- The Pound Sterling is trading below 1.3000 against the US Dollar as declining UK inflation bolsters dovish expectations for the Bank of England.
- UK service inflation has decreased to 4.9%, the lowest since May 2022.
- Increasing speculation about a potential Trump victory in the upcoming US presidential elections has boosted the US Dollar.
The Pound Sterling (GBP) is attempting to recover against its major peers on Thursday after a significant sell-off on Wednesday. The currency dropped sharply following the release of the UK Consumer Price Index (CPI) data for September, which indicated that inflation rose at a slower-than-expected rate.
Annual headline inflation fell to 1.7%, below the Bank of England’s (BoE) target of 2%. The core CPI, excluding more volatile items, increased by just 3.2%, also lower than anticipated. Notably, UK service inflation—a key metric for BoE officials—slowed to 4.9%.
The decline in inflation has strengthened dovish expectations for the BoE. Traders are now pricing in a 25 basis point (bps) interest rate cut at both remaining policy meetings this year, whereas prior to the CPI release, the market had only anticipated a single cut in either November or December.
British Finance Minister Rachel Reeves welcomed the sharp drop in inflation ahead of her first budget presentation scheduled for October 30, believing it would allow for increased spending on development.
Looking ahead, the next significant economic data point for the UK will be the Retail Sales figures for September, set to be released on Friday. This key indicator of consumer spending is expected to show a 0.3% decline after a 1.1% increase in August, while year-on-year growth is projected to be 3.2%, up from 2.5% in August.
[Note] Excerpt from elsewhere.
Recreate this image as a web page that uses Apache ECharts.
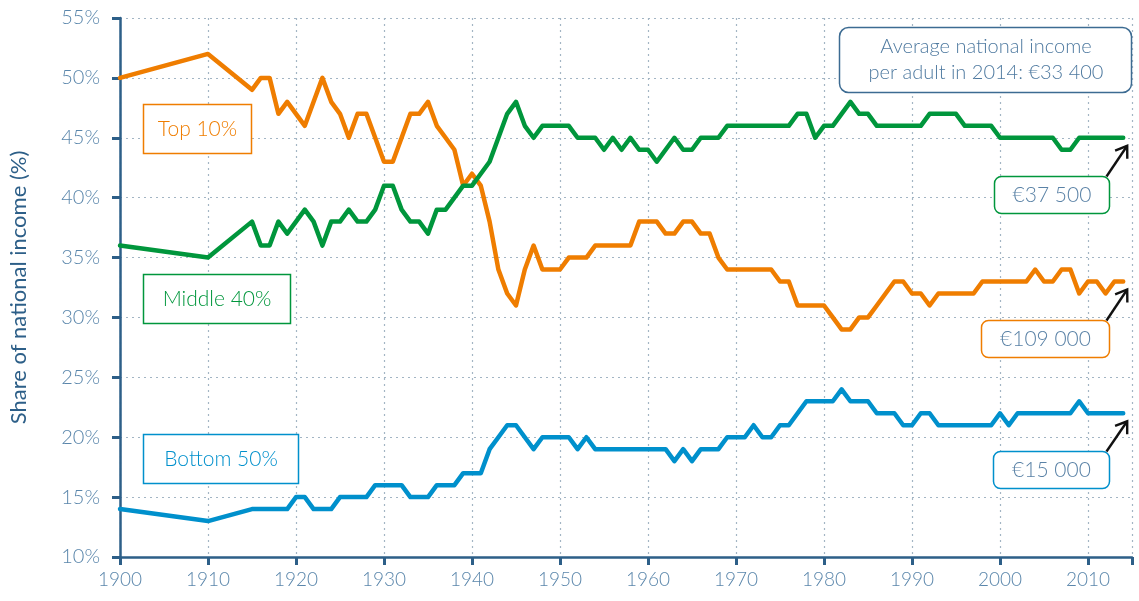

Market Movers: Pound Sterling Remains Under Pressure Against US Dollar
- The Pound Sterling bears are momentarily pausing after dipping to around 1.2970 against the US Dollar in Thursday’s London session. However, the outlook for the GBP/USD pair remains precarious as the US Dollar continues to strengthen, with traders reevaluating expectations of significant Federal Reserve (Fed) rate cuts in November.
- The US Dollar Index (DXY), which measures the Greenback against six major currencies, has reached a fresh 10-week high near 103.60. Market participants are no longer expecting the Fed to pursue aggressive rate cuts, especially after September's US labor market data indicated resilience.
- According to the CME FedWatch tool, market pricing suggests that the Fed is expected to implement a 25 basis point rate cut in both November and December meetings.
- Additionally, rising speculation about former President Donald Trump’s potential victory in the upcoming US presidential elections on November 5 has further bolstered the US Dollar, with investors anticipating looser financial conditions, higher import tariffs, and tax cuts under a Trump administration.
- In the US session on Thursday, investors will closely monitor the monthly US Retail Sales data for September, a key indicator of consumer spending, which will be released at 12:30 GMT. Economists expect a 0.3% increase in retail sales.
Technical Analysis: Pound Sterling Trades Below 1.3000
The Pound Sterling is currently trading below the psychological level of 1.3000 against the US Dollar during London trading hours. The GBP/USD pair weakened after breaking below a four-day trading range of 1.3020 to 1.3100. The currency was already under pressure after slipping beneath an upward trendline drawn from the December 28, 2023 high of 1.2827 earlier in October.
The near-term outlook for the pair appears vulnerable, with the 20- and 50-day Exponential Moving Averages (EMAs) near 1.3135 and 1.3100, respectively, both trending downward. Additionally, the Relative Strength Index (RSI) has recently dipped below 40.00, indicating increasing bearish momentum.
On the downside, the 200-day EMA around 1.2840 will serve as a critical support level for Pound Sterling bulls. Conversely, the pair will encounter resistance near the psychological level of 1.3100 on the upside.